Supplied material:
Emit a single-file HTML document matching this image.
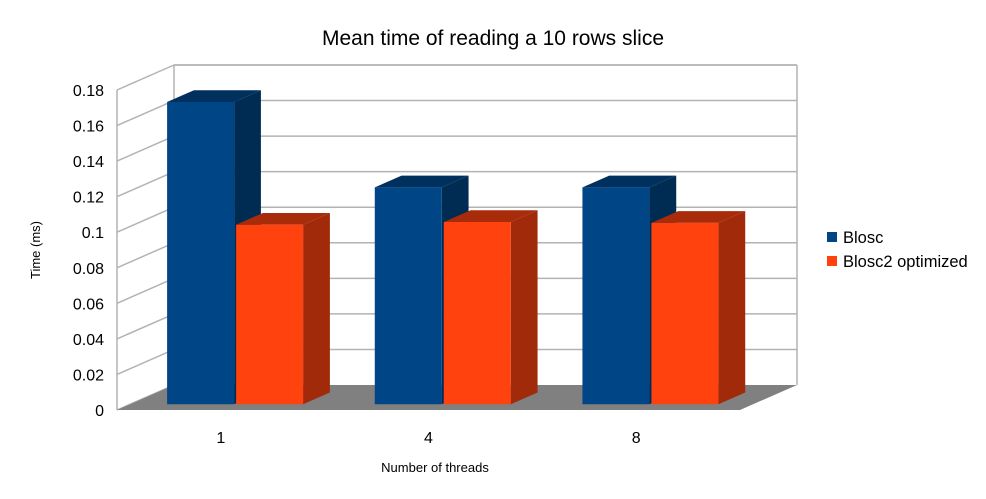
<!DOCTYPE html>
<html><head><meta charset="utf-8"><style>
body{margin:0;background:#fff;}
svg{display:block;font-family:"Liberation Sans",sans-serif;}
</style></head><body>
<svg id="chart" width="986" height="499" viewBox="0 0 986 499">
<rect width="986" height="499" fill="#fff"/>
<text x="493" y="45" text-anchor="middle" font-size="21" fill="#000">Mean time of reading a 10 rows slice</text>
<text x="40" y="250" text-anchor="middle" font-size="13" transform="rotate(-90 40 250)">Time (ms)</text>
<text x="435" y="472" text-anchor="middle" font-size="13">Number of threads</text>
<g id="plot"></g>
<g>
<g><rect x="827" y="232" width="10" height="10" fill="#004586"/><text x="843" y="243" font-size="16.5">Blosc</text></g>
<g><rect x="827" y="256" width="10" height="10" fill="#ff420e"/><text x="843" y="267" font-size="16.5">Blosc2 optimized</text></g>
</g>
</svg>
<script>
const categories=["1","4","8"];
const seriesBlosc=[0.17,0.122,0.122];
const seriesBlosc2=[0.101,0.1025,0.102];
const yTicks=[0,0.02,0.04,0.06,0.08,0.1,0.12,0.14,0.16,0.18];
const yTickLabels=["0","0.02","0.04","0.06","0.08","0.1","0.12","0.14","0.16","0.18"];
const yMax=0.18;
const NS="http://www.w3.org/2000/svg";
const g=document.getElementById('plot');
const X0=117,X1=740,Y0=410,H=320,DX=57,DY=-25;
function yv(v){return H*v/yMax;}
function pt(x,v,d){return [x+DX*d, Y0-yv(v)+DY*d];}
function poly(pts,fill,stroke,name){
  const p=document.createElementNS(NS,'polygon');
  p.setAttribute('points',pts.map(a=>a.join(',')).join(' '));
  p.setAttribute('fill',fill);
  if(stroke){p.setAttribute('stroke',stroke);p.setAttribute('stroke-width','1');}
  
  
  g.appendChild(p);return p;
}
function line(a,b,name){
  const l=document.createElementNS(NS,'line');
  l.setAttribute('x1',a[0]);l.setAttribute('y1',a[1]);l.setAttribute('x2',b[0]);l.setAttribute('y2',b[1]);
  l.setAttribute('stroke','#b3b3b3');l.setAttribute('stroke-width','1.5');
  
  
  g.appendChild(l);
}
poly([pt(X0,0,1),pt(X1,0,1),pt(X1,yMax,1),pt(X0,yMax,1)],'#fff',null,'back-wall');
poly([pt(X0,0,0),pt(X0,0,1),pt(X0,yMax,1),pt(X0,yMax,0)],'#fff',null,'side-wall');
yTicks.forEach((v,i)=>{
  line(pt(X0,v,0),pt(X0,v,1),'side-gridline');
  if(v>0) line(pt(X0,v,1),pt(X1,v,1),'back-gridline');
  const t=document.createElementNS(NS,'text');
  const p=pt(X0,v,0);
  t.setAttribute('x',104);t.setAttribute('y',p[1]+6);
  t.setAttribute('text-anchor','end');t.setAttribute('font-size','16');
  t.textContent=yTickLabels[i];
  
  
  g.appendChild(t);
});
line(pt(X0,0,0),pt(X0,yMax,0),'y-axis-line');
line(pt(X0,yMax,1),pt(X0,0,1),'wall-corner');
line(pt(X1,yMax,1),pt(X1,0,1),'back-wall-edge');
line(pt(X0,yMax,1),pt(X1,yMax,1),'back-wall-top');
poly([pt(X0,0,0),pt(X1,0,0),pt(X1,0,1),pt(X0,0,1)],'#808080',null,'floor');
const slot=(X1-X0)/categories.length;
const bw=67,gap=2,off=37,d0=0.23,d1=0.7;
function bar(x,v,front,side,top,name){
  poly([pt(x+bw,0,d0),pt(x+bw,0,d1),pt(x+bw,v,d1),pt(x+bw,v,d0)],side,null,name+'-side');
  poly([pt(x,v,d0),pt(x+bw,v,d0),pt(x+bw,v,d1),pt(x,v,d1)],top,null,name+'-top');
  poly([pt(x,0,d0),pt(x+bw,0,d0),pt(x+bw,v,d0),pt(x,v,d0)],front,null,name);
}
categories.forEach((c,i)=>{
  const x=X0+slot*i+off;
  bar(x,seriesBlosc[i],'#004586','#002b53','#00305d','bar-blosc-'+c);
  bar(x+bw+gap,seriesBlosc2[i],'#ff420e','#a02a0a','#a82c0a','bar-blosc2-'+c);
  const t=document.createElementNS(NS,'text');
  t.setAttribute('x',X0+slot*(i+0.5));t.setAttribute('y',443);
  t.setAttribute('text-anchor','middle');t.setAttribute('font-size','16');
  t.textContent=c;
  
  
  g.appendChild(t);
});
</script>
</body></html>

What is needed:
Repeat all of the data above word for word, minus the pictures.

Solution for this task:
Emit a single-file HTML document matching this image.
<!DOCTYPE html>
<html><head><meta charset="utf-8"><style>
body{margin:0;background:#fff;}
svg{display:block;font-family:"Liberation Sans",sans-serif;}
</style></head><body>
<svg id="chart" width="986" height="499" viewBox="0 0 986 499">
<rect width="986" height="499" fill="#fff"/>
<text x="493" y="45" text-anchor="middle" font-size="21" fill="#000">Mean time of reading a 10 rows slice</text>
<text x="40" y="250" text-anchor="middle" font-size="13" transform="rotate(-90 40 250)">Time (ms)</text>
<text x="435" y="472" text-anchor="middle" font-size="13">Number of threads</text>
<g id="plot"></g>
<g>
<g><rect x="827" y="232" width="10" height="10" fill="#004586"/><text x="843" y="243" font-size="16.5">Blosc</text></g>
<g><rect x="827" y="256" width="10" height="10" fill="#ff420e"/><text x="843" y="267" font-size="16.5">Blosc2 optimized</text></g>
</g>
</svg>
<script>
const categories=["1","4","8"];
const seriesBlosc=[0.17,0.122,0.122];
const seriesBlosc2=[0.101,0.1025,0.102];
const yTicks=[0,0.02,0.04,0.06,0.08,0.1,0.12,0.14,0.16,0.18];
const yTickLabels=["0","0.02","0.04","0.06","0.08","0.1","0.12","0.14","0.16","0.18"];
const yMax=0.18;
const NS="http://www.w3.org/2000/svg";
const g=document.getElementById('plot');
const X0=117,X1=740,Y0=410,H=320,DX=57,DY=-25;
function yv(v){return H*v/yMax;}
function pt(x,v,d){return [x+DX*d, Y0-yv(v)+DY*d];}
function poly(pts,fill,stroke,name){
  const p=document.createElementNS(NS,'polygon');
  p.setAttribute('points',pts.map(a=>a.join(',')).join(' '));
  p.setAttribute('fill',fill);
  if(stroke){p.setAttribute('stroke',stroke);p.setAttribute('stroke-width','1');}
  
  
  g.appendChild(p);return p;
}
function line(a,b,name){
  const l=document.createElementNS(NS,'line');
  l.setAttribute('x1',a[0]);l.setAttribute('y1',a[1]);l.setAttribute('x2',b[0]);l.setAttribute('y2',b[1]);
  l.setAttribute('stroke','#b3b3b3');l.setAttribute('stroke-width','1.5');
  
  
  g.appendChild(l);
}
poly([pt(X0,0,1),pt(X1,0,1),pt(X1,yMax,1),pt(X0,yMax,1)],'#fff',null,'back-wall');
poly([pt(X0,0,0),pt(X0,0,1),pt(X0,yMax,1),pt(X0,yMax,0)],'#fff',null,'side-wall');
yTicks.forEach((v,i)=>{
  line(pt(X0,v,0),pt(X0,v,1),'side-gridline');
  if(v>0) line(pt(X0,v,1),pt(X1,v,1),'back-gridline');
  const t=document.createElementNS(NS,'text');
  const p=pt(X0,v,0);
  t.setAttribute('x',104);t.setAttribute('y',p[1]+6);
  t.setAttribute('text-anchor','end');t.setAttribute('font-size','16');
  t.textContent=yTickLabels[i];
  
  
  g.appendChild(t);
});
line(pt(X0,0,0),pt(X0,yMax,0),'y-axis-line');
line(pt(X0,yMax,1),pt(X0,0,1),'wall-corner');
line(pt(X1,yMax,1),pt(X1,0,1),'back-wall-edge');
line(pt(X0,yMax,1),pt(X1,yMax,1),'back-wall-top');
poly([pt(X0,0,0),pt(X1,0,0),pt(X1,0,1),pt(X0,0,1)],'#808080',null,'floor');
const slot=(X1-X0)/categories.length;
const bw=67,gap=2,off=37,d0=0.23,d1=0.7;
function bar(x,v,front,side,top,name){
  poly([pt(x+bw,0,d0),pt(x+bw,0,d1),pt(x+bw,v,d1),pt(x+bw,v,d0)],side,null,name+'-side');
  poly([pt(x,v,d0),pt(x+bw,v,d0),pt(x+bw,v,d1),pt(x,v,d1)],top,null,name+'-top');
  poly([pt(x,0,d0),pt(x+bw,0,d0),pt(x+bw,v,d0),pt(x,v,d0)],front,null,name);
}
categories.forEach((c,i)=>{
  const x=X0+slot*i+off;
  bar(x,seriesBlosc[i],'#004586','#002b53','#00305d','bar-blosc-'+c);
  bar(x+bw+gap,seriesBlosc2[i],'#ff420e','#a02a0a','#a82c0a','bar-blosc2-'+c);
  const t=document.createElementNS(NS,'text');
  t.setAttribute('x',X0+slot*(i+0.5));t.setAttribute('y',443);
  t.setAttribute('text-anchor','middle');t.setAttribute('font-size','16');
  t.textContent=c;
  
  
  g.appendChild(t);
});
</script>
</body></html>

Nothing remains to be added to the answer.